Physical activity aside, the way we engage with our wildernesses doesn’t have to be strenuous to be meaningful; if the higher energy possibilities don’t appeal, there are some equally enriching alternatives. Connecting to the wild via art and food, for example, are very much worthy of their own story. Many cities now offer us the chance to learn to forage, draw our urban wildlife, keep bees, enjoy produce from city farms, visit wetlands, dwell in wildflower meadows, and so the list goes on. If in doubt and all else fails, we can always take a walk, which, as Filippo de Filippi said on K2 in 1909, is ‘really the only kind of locomotion that puts us on equal terms with the world about us'.

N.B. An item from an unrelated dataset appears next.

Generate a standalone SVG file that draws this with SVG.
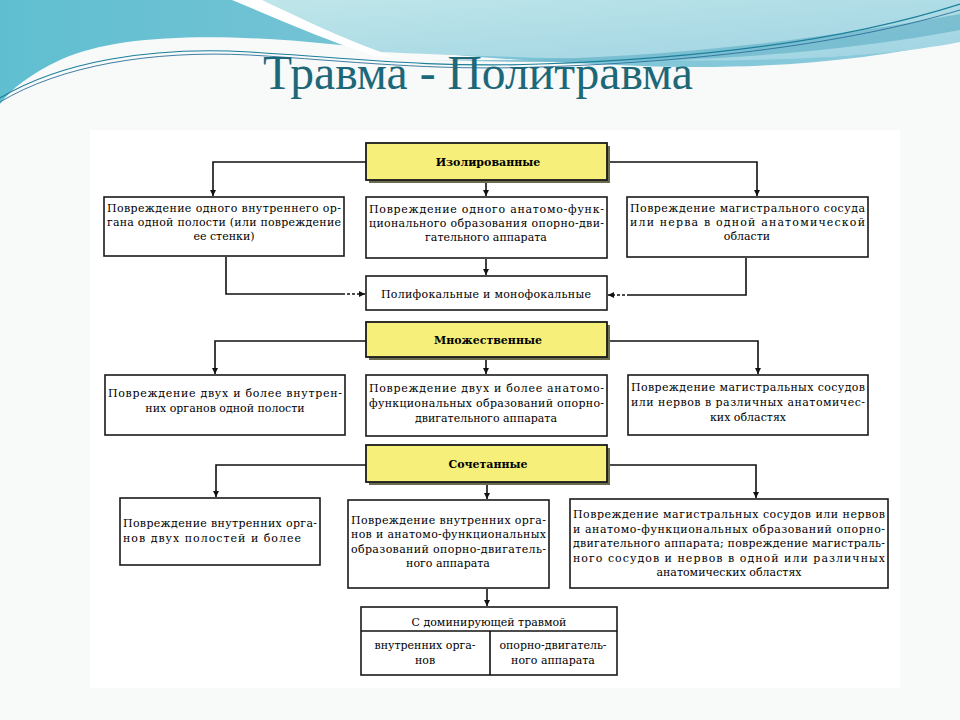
<svg xmlns="http://www.w3.org/2000/svg" width="960" height="720" viewBox="0 0 960 720">
<defs>
<linearGradient id="tealA" x1="0" y1="0" x2="1" y2="0">
<stop offset="0" stop-color="#5fbfd0"/>
<stop offset="0.5" stop-color="#7cc4d6"/>
<stop offset="1" stop-color="#8ccbdc"/>
</linearGradient>
<linearGradient id="tealB" x1="0" y1="0" x2="1" y2="1">
<stop offset="0" stop-color="#bfe6ea"/>
<stop offset="1" stop-color="#9fd3e2"/>
</linearGradient>
<marker id="ah" viewBox="0 0 10 10" refX="10" refY="5" markerWidth="6" markerHeight="6" orient="auto" markerUnits="userSpaceOnUse">
<path d="M0,0 L10,5 L0,10 Z" fill="#111"/>
</marker>
</defs>
<style>
.box{fill:#fff;stroke:#1a1a1a;stroke-width:1.6}
.ybox{fill:#f6f07a;stroke:#1a1a1a;stroke-width:1.8}
.shadow{fill:#6b6b50}
.t{font-family:"DejaVu Serif","Liberation Serif",serif;font-size:11px;fill:#000}
.tb{font-family:"DejaVu Serif","Liberation Serif",serif;font-size:11px;font-weight:bold;fill:#000}
.c{text-anchor:middle}
.ln{fill:none;stroke:#111;stroke-width:1.6}
.lnd{fill:none;stroke:#111;stroke-width:1.4;stroke-dasharray:3 2}
.title{font-family:"Liberation Serif","DejaVu Serif",serif;font-size:48px;fill:#1d6878;text-anchor:middle}
</style>
<rect x="0" y="0" width="960" height="720" fill="#f8f9f9"/>
<rect x="90" y="130" width="810" height="558" fill="#ffffff"/>
<!-- header waves -->
<path d="M0,0 H960 V40 C 860,62 760,70 640,66 C 520,62 420,52 330,44 C 230,34 120,32 60,60 C 30,74 10,90 0,104 Z" fill="url(#tealA)"/>
<path d="M250,0 H960 V42 C 880,58 760,62 640,60 C 540,58 440,55 380,52 C 330,35 290,15 250,0 Z" fill="url(#tealB)"/>
<path d="M232,0 C 280,20 330,42 375,56 L 395,57 C 345,40 300,18 262,0 Z" fill="#ffffff"/>
<path d="M430,60 C 600,62 760,50 960,14 V30 C 800,60 620,66 430,60 Z" fill="#6fb8cc" opacity="0.8"/>
<path d="M0,98 C 60,62 150,46 250,52 C 350,58 430,68 540,64 C 720,58 860,36 960,4" fill="none" stroke="#1b7f9a" stroke-width="1.2"/>
<path d="M0,102 C 60,66 150,50 250,55 C 350,61 430,71 540,67 C 720,61 860,40 960,10" fill="none" stroke="#2a6f9a" stroke-width="0.9"/>
<text class="title" x="478" y="89" textLength="430" lengthAdjust="spacingAndGlyphs">Травма - Политравма</text>

<g id="connectors">
<path class="ln" d="M366,162 H213 V196" marker-end="url(#ah)"/>
<path class="ln" d="M607,162 H757 V196" marker-end="url(#ah)"/>
<path class="ln" d="M486,181 V196" marker-end="url(#ah)"/>
<path class="ln" d="M486,259 V275" marker-end="url(#ah)"/>
<path class="ln" d="M226,257 V294 H342"/>
<path class="lnd" d="M342,294 H365" marker-end="url(#ah)"/>
<path class="ln" d="M746,258 V295 H630"/>
<path class="lnd" d="M630,295 H608" marker-end="url(#ah)"/>
<path class="ln" d="M366,341 H215 V374" marker-end="url(#ah)"/>
<path class="ln" d="M607,341 H758 V374" marker-end="url(#ah)"/>
<path class="ln" d="M486,358 V374" marker-end="url(#ah)"/>
<path class="ln" d="M366,465 H216 V497" marker-end="url(#ah)"/>
<path class="ln" d="M607,465 H756 V498" marker-end="url(#ah)"/>
<path class="ln" d="M487,483 V499" marker-end="url(#ah)"/>
<path class="ln" d="M487,589 V606" marker-end="url(#ah)"/>
</g>

<g id="isolated">
<rect class="shadow" x="369" y="146" width="241" height="37"/>
<rect class="ybox" x="366" y="143" width="241" height="37"/>
<text class="tb c" x="488" y="166">Изолированные</text>
</g>

<g id="iso-internal">
<rect class="box" x="104" y="197" width="240" height="59"/>
<text class="t" x="107" y="212" textLength="234" lengthAdjust="spacing">Повреждение одного внутреннего ор-</text>
<text class="t" x="107" y="226" textLength="234" lengthAdjust="spacing">гана одной полости (или повреждение</text>
<text class="t c" x="224" y="240">ее стенки)</text>
</g>

<g id="iso-locomotor">
<rect class="box" x="366" y="197" width="241" height="61"/>
<text class="t" x="369" y="213" textLength="235" lengthAdjust="spacing">Повреждение одного анатомо-функ-</text>
<text class="t" x="369" y="227" textLength="235" lengthAdjust="spacing">ционального образования опорно-дви-</text>
<text class="t c" x="486" y="241">гательного аппарата</text>
</g>

<g id="iso-vessel">
<rect class="box" x="627" y="197" width="241" height="60"/>
<text class="t" x="630" y="212" textLength="235" lengthAdjust="spacing">Повреждение магистрального сосуда</text>
<text class="t" x="630" y="226" textLength="235" lengthAdjust="spacing">или нерва в одной анатомической</text>
<text class="t c" x="747" y="240">области</text>
</g>

<g id="polyfocal">
<rect class="box" x="366" y="276" width="241" height="34"/>
<text class="t c" x="486" y="298" font-size="12" textLength="210" lengthAdjust="spacing">Полифокальные и монофокальные</text>
</g>

<g id="multiple">
<rect class="shadow" x="369" y="325" width="241" height="35"/>
<rect class="ybox" x="366" y="322" width="241" height="35"/>
<text class="tb c" x="488" y="344">Множественные</text>
</g>

<g id="mult-internal">
<rect class="box" x="105" y="375" width="240" height="60"/>
<text class="t" x="108" y="397" textLength="234" lengthAdjust="spacing">Повреждение двух и более внутрен-</text>
<text class="t c" x="225" y="412">них органов одной полости</text>
</g>

<g id="mult-locomotor">
<rect class="box" x="366" y="375" width="241" height="61"/>
<text class="t" x="369" y="392" textLength="235" lengthAdjust="spacing">Повреждение двух и более анатомо-</text>
<text class="t" x="369" y="407" textLength="235" lengthAdjust="spacing">функциональных образований опорно-</text>
<text class="t c" x="486" y="422">двигательного аппарата</text>
</g>

<g id="mult-vessel">
<rect class="box" x="628" y="375" width="240" height="60"/>
<text class="t" x="631" y="391" textLength="234" lengthAdjust="spacing">Повреждение магистральных сосудов</text>
<text class="t" x="631" y="406" textLength="234" lengthAdjust="spacing">или нервов в различных анатомичес-</text>
<text class="t c" x="748" y="421">ких областях</text>
</g>

<g id="combined">
<rect class="shadow" x="369" y="448" width="241" height="37"/>
<rect class="ybox" x="366" y="445" width="241" height="37"/>
<text class="tb c" x="488" y="468">Сочетанные</text>
</g>

<g id="comb-internal">
<rect class="box" x="120" y="498" width="200" height="67"/>
<text class="t" x="123" y="527" textLength="194" lengthAdjust="spacing">Повреждение внутренних орга-</text>
<text class="t" x="123" y="542" textLength="178" lengthAdjust="spacing">нов двух полостей и более</text>
</g>

<g id="comb-internal-locomotor">
<rect class="box" x="348" y="500" width="201" height="88"/>
<text class="t" x="351" y="524" textLength="195" lengthAdjust="spacing">Повреждение внутренних орга-</text>
<text class="t" x="351" y="538" textLength="195" lengthAdjust="spacing">нов и анатомо-функциональных</text>
<text class="t" x="351" y="553" textLength="195" lengthAdjust="spacing">образований опорно-двигатель-</text>
<text class="t c" x="448" y="567">ного аппарата</text>
</g>

<g id="comb-vessel">
<rect class="box" x="570" y="499" width="318" height="89"/>
<text class="t" x="573" y="518" textLength="312" lengthAdjust="spacing">Повреждение магистральных сосудов или нервов</text>
<text class="t" x="573" y="533" textLength="312" lengthAdjust="spacing">и анатомо-функциональных образований опорно-</text>
<text class="t" x="573" y="547" textLength="312" lengthAdjust="spacing">двигательного аппарата; повреждение магистраль-</text>
<text class="t" x="573" y="562" textLength="312" lengthAdjust="spacing">ного сосудов и нервов в одной или различных</text>
<text class="t c" x="729" y="576">анатомических областях</text>
</g>

<g id="dominant">
<rect class="box" x="361" y="607" width="256" height="68"/>
<line class="ln" x1="361" y1="631" x2="617" y2="631"/>
<line class="ln" x1="490" y1="631" x2="490" y2="675" stroke-width="1.2"/>
<text class="t c" x="489" y="626" font-size="13.5">С доминирующей травмой</text>
<text class="t c" x="425" y="649">внутренних орга-</text>
<text class="t c" x="425" y="664">нов</text>
<text class="t c" x="553" y="649">опорно-двигатель-</text>
<text class="t c" x="553" y="664">ного аппарата</text>
</g>
</svg>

It is an exciting time to venture outside. In July this year, London will become the world’s first National Park City – a framework of formal and informal commitments to protect, celebrate, and expand nature in the capital, aiming to make 50 per cent of London’s space green by 2050. The more we incorporate these landscapes into our day-to-day narrative, the healthier we, and the environment on which we depend, will become. I hope that with a clear stake in our urban nature, we will feel individually and collectively empowered to lend our voices to the protection of more remote, and increasingly vulnerable, wilderness areas.

 

Claire Bradbury is a sustainable business specialist with a background in law and international development. Working across FTSE100 companies, charities, and the Household of HRH The Prince of Wales, she has helped to engage public and private stakeholders in some of our most critical global sustainability challenges and steered responses to these at a national and multilateral level. In the small hours, Claire also runs her personal training and fitness business, through which she helps to inspire, strengthen, and prepare her clients for physical challenges in the outdoors. Drawing on her international background, environmental advocacy, and passion for physical and mental wellbeing, Claire has recently begun establishing her own business – Pause Rewild – which explores the link between wilderness and wellness, and aims to encourage more women into the outdoors. A keen adventurer, Claire believes that even brief encounters with the wild can unlock resilience, enrich our quality of life, and empower us to take an active role in safeguarding our vulnerable wilderness areas.